There is a hierarchy of separation axioms which impose successively stronger conditions on a topological space X, all having to do with the existence of open
neighborhoods separating two fixed points or closed sets in X. In a general topology book they are numbered using the letter T (from the German trennbar, separable, although the concept called separable in English is only peripherally related). All the axioms listed below are inequivalent, although examples that show T3 ≠ T3.5 ≠ T4 are a little hard to construct. (Evandar has thoughtfully cited some below.) From weakest to strongest:

T0
X is T0 if, given two distinct points x, y in X, one of them has a neighborhood not containing the other. A T0-space which is not T1 is N (the natural numbers) with the topology whose open sets are [n, ∞) for every n in N.
T1
X is T1 if, given two distinct points x, y in X, each of them has a neighborhood not containing the other. This is the weakest separation axiom which implies that a one-point set is closed. At least in the classical situation, the Zariski topology on Cn (n-dimensional complex affine space) is a T1 topology which is not T2.
T2
This is the Hausdorff axiom: given two distinct points x, y in X, there are disjoint neighborhoods U of x and V of y.
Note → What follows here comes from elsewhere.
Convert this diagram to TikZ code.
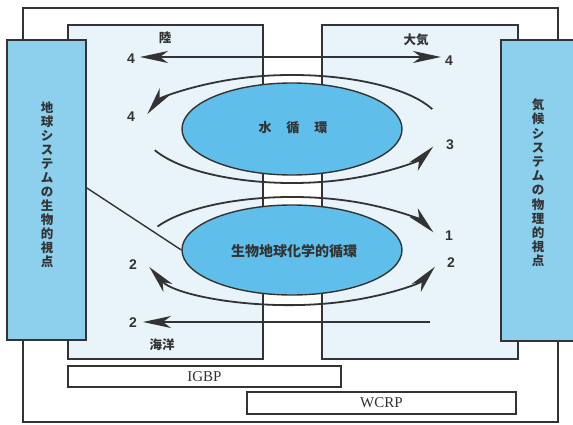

Evandar has supplied an example to show that T2 ≠ T3 in his writeup below.
T3
A space is T3 or regular if, given x in X and a closed set F not containing x, there are disjoint open sets U containing x and V containing F.
T3.5
A space is T3.5 or completely regular if, given x and F as for T3, not only are x and F separated by open sets, but by a continuous function: there is a continuous map f: X → [0,1] such that f(x) = 0 and f(F) = {1}. Sometimes a T3.5 space is called a Tychonoff space (various spellings), after the guy who proved that a product of compact spaces is compact.
T4
A space is T4 or normal if, given two disjoint closed sets F and G, there are disjoint open sets U containing F and V containing G. Unlike all the previous axioms, this one is not inherited by subspaces of X, and products of normal spaces need not be normal (the Sorgenfrey line is an example of the second phenomenon). Every metrizable space is normal. There is no "T4.5" analogous to T3.5; in any normal space, two disjoint closed sets can be separated by a continuous function. This is the content of Urysohn's lemma which is often called the first nontrivial theorem of general topology.